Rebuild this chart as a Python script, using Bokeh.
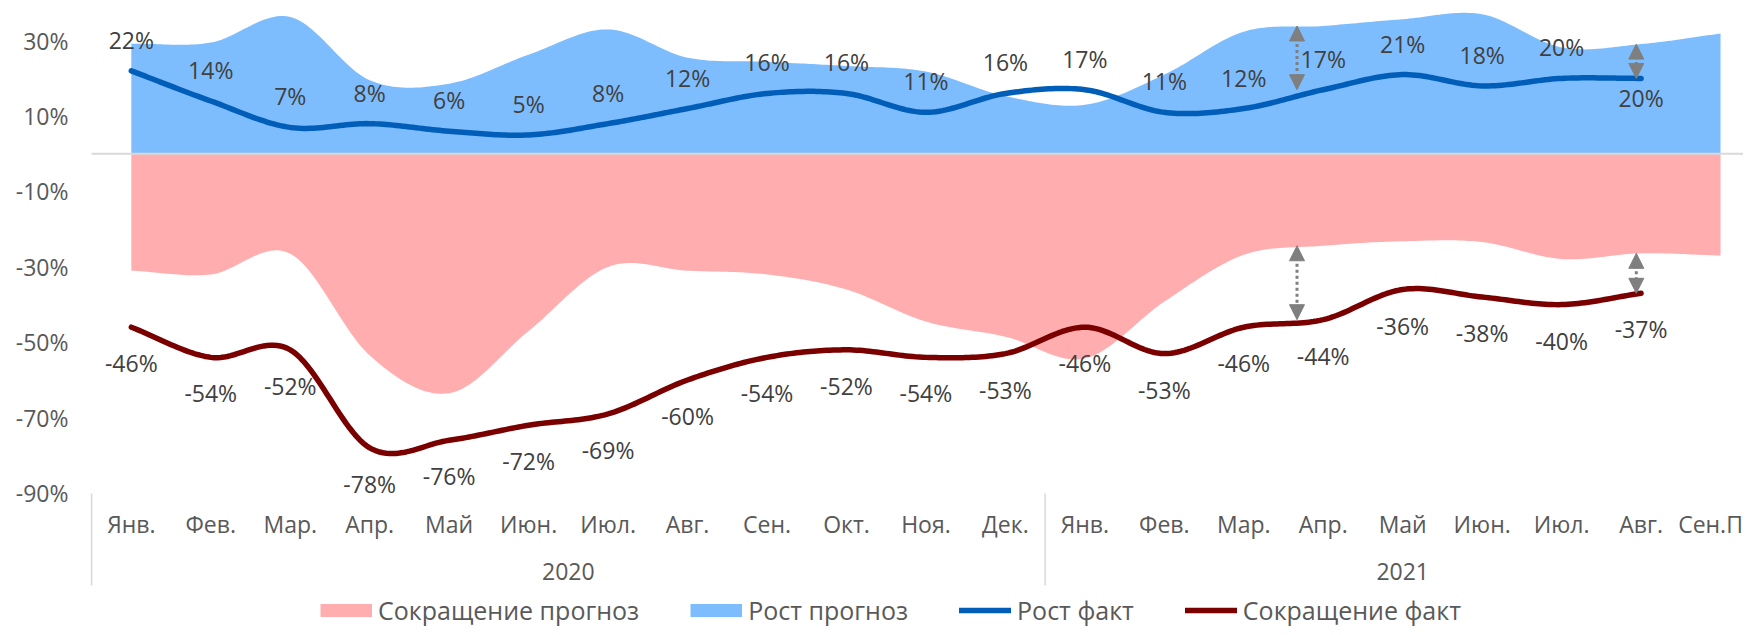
import numpy as np
from bokeh.plotting import figure
from bokeh.models import (Range1d, FixedTicker, PrintfTickFormatter, Legend, LegendItem,
                          Arrow, NormalHead, ColumnDataSource)
from bokeh.embed import file_html
from bokeh.resources import INLINE
from bokeh.core.properties import value

# ---------------- data ----------------
months = ["Янв.", "Фев.", "Мар.", "Апр.", "Май", "Июн.", "Июл.", "Авг.", "Сен.", "Окт.", "Ноя.", "Дек.",
          "Янв.", "Фев.", "Мар.", "Апр.", "Май", "Июн.", "Июл.", "Авг.", "Сен.П"]
years = ["2020", "2021"]
months_per_year = [12, 9]

growth_forecast = [29.2, 29.5, 36.3, 19.5, 18.6, 26.3, 33.0, 25.5, 24.4, 23.3, 21.8, 15.3,
                   13.0, 21.0, 32.4, 33.9, 35.7, 37.0, 28.2, 29.1, 31.9]
decline_forecast = [-31.0, -32.0, -26.5, -53.5, -63.5, -47.0, -30.0, -31.0, -32.0, -36.0, -44.5, -48.5,
                    -54.3, -39.2, -26.8, -24.4, -23.2, -23.4, -27.9, -26.4, -27.0]
growth_actual = [22, 14, 7, 8, 6, 5, 8, 12, 16, 16, 11, 16, 17, 11, 12, 17, 21, 18, 20, 20]
decline_actual = [-46, -54, -52, -78, -76, -72, -69, -60, -54, -52, -54, -53,
                  -46, -53, -46, -44, -36, -38, -40, -37]
y_ticks = [-90, -70, -50, -30, -10, 10, 30]
arrow_months = [15, 19]

series_names = ["Сокращение прогноз", "Рост прогноз", "Рост факт", "Сокращение факт"]

# ---------------- style / layout ----------------
PINK = "#FFADAF"
SKY = "#7EBDFD"
BLUE = "#005EB8"
DARK_RED = "#7A0000"
GRAY_TXT = "#595959"
DARK_TXT = "#404040"
FONT = value("Open Sans")

W, H = 1743, 627
LEFT = 86
PX = 3.77                      # pixels per percentage point
X_START, X_END = -0.564, 20.289
Y_START, Y_END = -125.65, 40.66


def below_zero(px):
    """value located px pixels below the zero line"""
    return -px / PX


def smooth(vals, n=24):
    y = np.asarray(vals, dtype=float)
    k = len(y)
    m = np.zeros(k)
    m[1:-1] = (y[2:] - y[:-2]) / 2.0
    m[0] = y[1] - y[0]
    m[-1] = y[-1] - y[-2]
    t = np.linspace(0.0, 1.0, n, endpoint=False)
    h00 = 2 * t**3 - 3 * t**2 + 1
    h10 = t**3 - 2 * t**2 + t
    h01 = -2 * t**3 + 3 * t**2
    h11 = t**3 - t**2
    xs, ys = [], []
    for i in range(k - 1):
        xs.append(i + t)
        ys.append(h00 * y[i] + h10 * m[i] + h01 * y[i + 1] + h11 * m[i + 1])
    xs.append(np.array([k - 1.0]))
    ys.append(np.array([y[-1]]))
    return np.concatenate(xs), np.concatenate(ys)


p = figure(width=W, height=H, x_range=Range1d(X_START, X_END), y_range=Range1d(Y_START, Y_END),
           output_backend="svg", toolbar_location=None, x_axis_location=None,
           min_border_left=LEFT, min_border_right=0, min_border_top=0, min_border_bottom=0)
p.outline_line_color = None
p.grid.visible = False
p.background_fill_color = "white"
p.border_fill_color = "white"

# y axis
ya = p.yaxis[0]
ya.ticker = FixedTicker(ticks=y_ticks, minor_ticks=[])
ya.formatter = PrintfTickFormatter(format="%d%%")
ya.axis_line_color = None
ya.major_tick_line_color = None
ya.minor_tick_line_color = None
ya.major_tick_out = 0
ya.major_tick_in = 0
ya.major_label_standoff = 18
ya.major_label_text_font = "Open Sans"
ya.major_label_text_font_size = "23px"
ya.major_label_text_color = GRAY_TXT

# forecast areas
xd, yd = smooth(decline_forecast)
xg, yg = smooth(growth_forecast)
p.varea(x=xd, y1=np.zeros_like(yd), y2=yd, fill_color=PINK, fill_alpha=1.0)
p.varea(x=xg, y1=np.zeros_like(yg), y2=yg, fill_color=SKY, fill_alpha=1.0)

# zero line
p.segment(x0=[-0.5], x1=[X_END], y0=[0], y1=[0], line_color="#D9D9D9", line_width=2)

# actual lines
xga, yga = smooth(growth_actual)
xda, yda = smooth(decline_actual)
r_growth = p.line(xga, yga, line_color=BLUE, line_width=5.5, line_cap="round", line_join="round")
r_decline = p.line(xda, yda, line_color=DARK_RED, line_width=5.5, line_cap="round", line_join="round")

# arrows: gap between forecast and actual
arrow_shift = [-0.33, -0.06]
ax = [m + s for m, s in zip(arrow_months, arrow_shift)]
arrow_src = ColumnDataSource(dict(
    x=ax + ax,
    y0=[growth_forecast[m] for m in arrow_months] + [decline_forecast[m] for m in arrow_months],
    y1=[growth_actual[m] for m in arrow_months] + [decline_actual[m] for m in arrow_months],
))
head = dict(size=15, fill_color="#7F7F7F", line_color="#7F7F7F", line_width=1)
p.add_layout(Arrow(source=arrow_src, x_start="x", y_start="y0", x_end="x", y_end="y1",
                   start=NormalHead(**head), end=NormalHead(**head),
                   line_color="#7F7F7F", line_width=3, line_dash="3 3"))

# data labels
n = len(growth_actual)
g_off = [-31] * n
g_off[-1] = 20
g_src = ColumnDataSource(dict(x=list(range(n)), y=growth_actual,
                              t=[f"{v}%" for v in growth_actual], off=g_off))
p.text(x="x", y="y", text="t", y_offset="off", source=g_src, text_font=FONT,
       text_font_size="23px", text_color=DARK_TXT, text_align="center", text_baseline="middle")
d_src = ColumnDataSource(dict(x=list(range(n)), y=decline_actual,
                              t=[f"{v}%" for v in decline_actual], off=[36] * n))
p.text(x="x", y="y", text="t", y_offset="off", source=d_src, text_font=FONT,
       text_font_size="23px", text_color=DARK_TXT, text_align="center", text_baseline="middle")

# category axis (months + years)
m_off = [0] * len(months)
m_off[-1] = -10          # keep the last (clipped in the original) label inside the canvas
m_src = ColumnDataSource(dict(x=list(range(len(months))), y=[below_zero(370.7)] * len(months),
                              t=months, xo=m_off))
p.text(x="x", y="y", text="t", x_offset="xo", source=m_src,
       text_font=FONT, text_font_size="23px", text_color=GRAY_TXT,
       text_align="center", text_baseline="middle")
starts = np.cumsum([0] + months_per_year[:-1])
centers = [s + (k - 1) / 2 for s, k in zip(starts, months_per_year)]
p.text(x=centers, y=[below_zero(417.7)] * len(years), text=years,
       text_font=FONT, text_font_size="23px", text_color=GRAY_TXT,
       text_align="center", text_baseline="middle")
sep_x = [s - 0.5 for s in starts]
p.segment(x0=sep_x, x1=sep_x, y0=[below_zero(339.7)] * len(sep_x), y1=[below_zero(431.7)] * len(sep_x),
          line_color="#D9D9D9", line_width=1.5)

# legend (proxies for the area swatches, drawn outside the visible range)
px_x = [X_START - 3, X_START - 2]
proxy_pink = p.line(x=px_x, y=[0, 0], line_color=PINK, line_width=13, line_cap="butt")
proxy_sky = p.line(x=px_x, y=[0, 0], line_color=SKY, line_width=13, line_cap="butt")
legend = Legend(items=[LegendItem(label=series_names[0], renderers=[proxy_pink]),
                       LegendItem(label=series_names[1], renderers=[proxy_sky]),
                       LegendItem(label=series_names[2], renderers=[r_growth]),
                       LegendItem(label=series_names[3], renderers=[r_decline])],
                orientation="horizontal", location=(234, 0),
                glyph_width=52, glyph_height=26, label_standoff=6, spacing=51,
                padding=0, margin=0, border_line_color=None, background_fill_alpha=0,
                label_text_font="Open Sans", label_text_font_size="25px", label_text_color=GRAY_TXT)
p.add_layout(legend)

open("out.html", "w").write(file_html(p, INLINE))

◆ Instructions for the task
Repeat the lines exactly as they stand, from the opening line of the data through the line with "from bokeh.core.properties import value". Pictures stay out of the copy.

◆ Answer below
Rebuild this chart as a Python script, using Bokeh.
import numpy as np
from bokeh.plotting import figure
from bokeh.models import (Range1d, FixedTicker, PrintfTickFormatter, Legend, LegendItem,
                          Arrow, NormalHead, ColumnDataSource)
from bokeh.embed import file_html
from bokeh.resources import INLINE
from bokeh.core.properties import value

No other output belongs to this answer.